- [GOAL OF THE EXERCISE] Copy the data exactly; pictures stay out of the copy.

┌────────

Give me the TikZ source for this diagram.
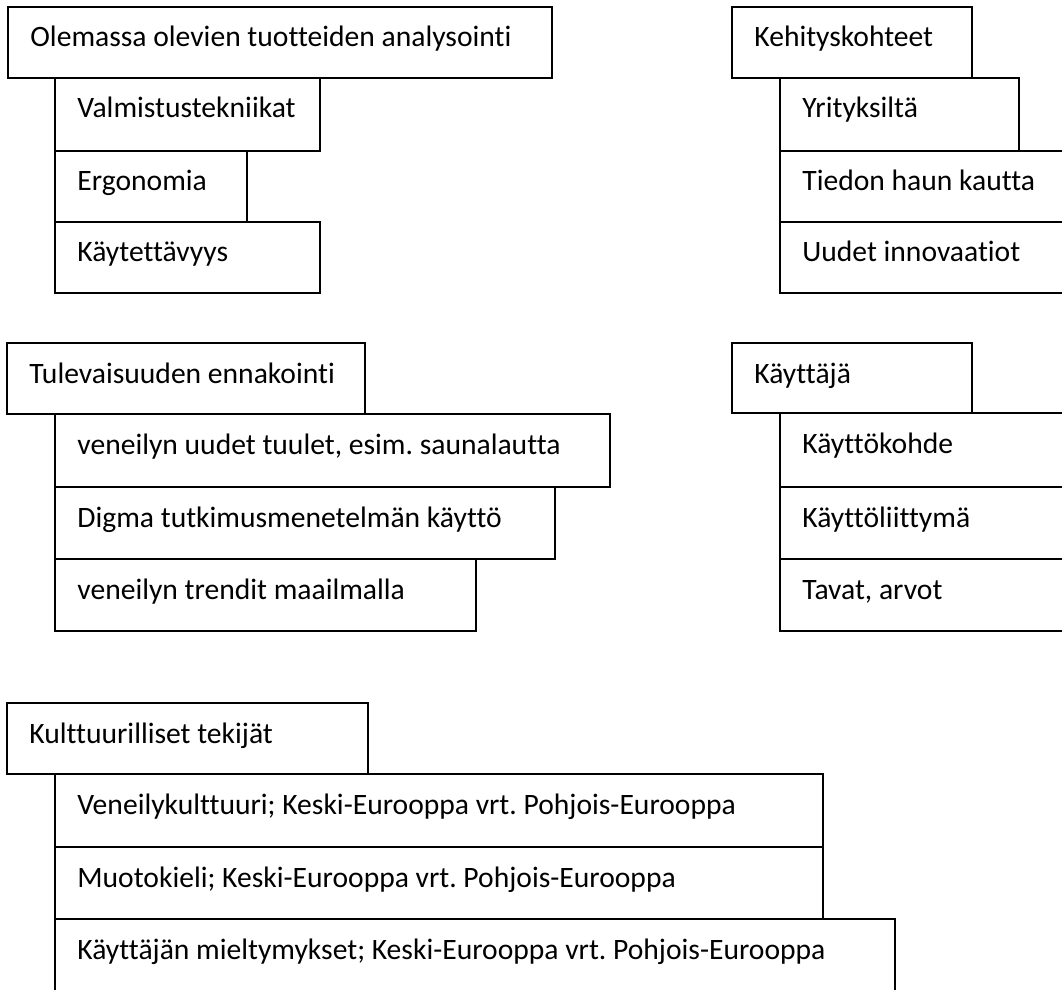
\documentclass[tikz,border=0pt]{standalone}
\usepackage{fontspec}
\setmainfont{Carlito}[Ligatures=NoCommon]
\frenchspacing
\newcommand\mybox[6]{%
  \pgfmathsetmacro\myBW{(#4-#2)*0.5}%
  \pgfmathsetmacro\myBH{(#5-#3)*0.5}%
  \node[bx, minimum width=\myBW pt, minimum height=\myBH pt] (#1) at (#2,#3) {};%
  \node[tx] (#1t) at ([shift={(22,40)}]#1.north west) {#6};%
}
\begin{document}
\begin{tikzpicture}[x=0.5pt,y=-0.5pt,
  bx/.style={draw, rectangle, anchor=north west, inner sep=0pt, outer sep=0pt, line width=0.95pt},
  tx/.style={anchor=base west, inner sep=0pt, font=\fontsize{14.8}{17}\selectfont}]
\useasboundingbox (0,0) rectangle (1062,990);
\clip (0,0) rectangle (1062,990);
% group 1
\mybox{a0}{8}{7}{552}{78}{Olemassa olevien tuotteiden analysointi}
\mybox{a1}{55}{78}{320}{151}{Valmistustekniikat}
\mybox{a2}{55}{151}{247}{222}{Ergonomia}
\mybox{a3}{55}{222}{320}{293}{Käytettävyys}
% group 2
\mybox{b0}{732}{7}{972}{78}{Kehityskohteet}
\mybox{b1}{780}{78}{1019}{151}{Yrityksiltä}
\mybox{b2}{780}{151}{1080}{222}{Tiedon haun kautta}
\mybox{b3}{780}{222}{1080}{293}{Uudet innovaatiot}
% group 3
\mybox{c0}{7}{343}{365}{414}{Tulevaisuuden ennakointi}
\mybox{c1}{55}{414}{610}{487}{veneilyn uudet tuulet, esim. saunalautta}
\mybox{c2}{55}{487}{555}{559}{Digma tutkimusmenetelmän käyttö}
\mybox{c3}{55}{559}{476}{631}{veneilyn trendit maailmalla}
% group 4
\mybox{d0}{732}{343}{972}{413}{Käyttäjä}
\mybox{d1}{780}{413}{1080}{487}{Käyttökohde}
\mybox{d2}{780}{487}{1080}{559}{Käyttöliittymä}
\mybox{d3}{780}{559}{1080}{631}{Tavat, arvot}
% group 5
\mybox{e0}{7}{703}{368}{774}{Kulttuurilliset tekijät}
\mybox{e1}{55}{774}{823}{847}{Veneilykulttuuri; Keski-Eurooppa vrt. Pohjois-Eurooppa}
\mybox{e2}{55}{847}{823}{919}{Muotokieli; Keski-Eurooppa vrt. Pohjois-Eurooppa}
\mybox{e3}{55}{919}{895}{1010}{Käyttäjän mieltymykset; Keski-Eurooppa vrt. Pohjois-Eurooppa}
\end{tikzpicture}
\end{document}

└────────

- [RESULT]
Give me the TikZ source for this diagram.
\documentclass[tikz,border=0pt]{standalone}
\usepackage{fontspec}
\setmainfont{Carlito}[Ligatures=NoCommon]
\frenchspacing
\newcommand\mybox[6]{%
  \pgfmathsetmacro\myBW{(#4-#2)*0.5}%
  \pgfmathsetmacro\myBH{(#5-#3)*0.5}%
  \node[bx, minimum width=\myBW pt, minimum height=\myBH pt] (#1) at (#2,#3) {};%
  \node[tx] (#1t) at ([shift={(22,40)}]#1.north west) {#6};%
}
\begin{document}
\begin{tikzpicture}[x=0.5pt,y=-0.5pt,
  bx/.style={draw, rectangle, anchor=north west, inner sep=0pt, outer sep=0pt, line width=0.95pt},
  tx/.style={anchor=base west, inner sep=0pt, font=\fontsize{14.8}{17}\selectfont}]
\useasboundingbox (0,0) rectangle (1062,990);
\clip (0,0) rectangle (1062,990);
% group 1
\mybox{a0}{8}{7}{552}{78}{Olemassa olevien tuotteiden analysointi}
\mybox{a1}{55}{78}{320}{151}{Valmistustekniikat}
\mybox{a2}{55}{151}{247}{222}{Ergonomia}
\mybox{a3}{55}{222}{320}{293}{Käytettävyys}
% group 2
\mybox{b0}{732}{7}{972}{78}{Kehityskohteet}
\mybox{b1}{780}{78}{1019}{151}{Yrityksiltä}
\mybox{b2}{780}{151}{1080}{222}{Tiedon haun kautta}
\mybox{b3}{780}{222}{1080}{293}{Uudet innovaatiot}
% group 3
\mybox{c0}{7}{343}{365}{414}{Tulevaisuuden ennakointi}
\mybox{c1}{55}{414}{610}{487}{veneilyn uudet tuulet, esim. saunalautta}
\mybox{c2}{55}{487}{555}{559}{Digma tutkimusmenetelmän käyttö}
\mybox{c3}{55}{559}{476}{631}{veneilyn trendit maailmalla}
% group 4
\mybox{d0}{732}{343}{972}{413}{Käyttäjä}
\mybox{d1}{780}{413}{1080}{487}{Käyttökohde}
\mybox{d2}{780}{487}{1080}{559}{Käyttöliittymä}
\mybox{d3}{780}{559}{1080}{631}{Tavat, arvot}
% group 5
\mybox{e0}{7}{703}{368}{774}{Kulttuurilliset tekijät}
\mybox{e1}{55}{774}{823}{847}{Veneilykulttuuri; Keski-Eurooppa vrt. Pohjois-Eurooppa}
\mybox{e2}{55}{847}{823}{919}{Muotokieli; Keski-Eurooppa vrt. Pohjois-Eurooppa}
\mybox{e3}{55}{919}{895}{1010}{Käyttäjän mieltymykset; Keski-Eurooppa vrt. Pohjois-Eurooppa}
\end{tikzpicture}
\end{document}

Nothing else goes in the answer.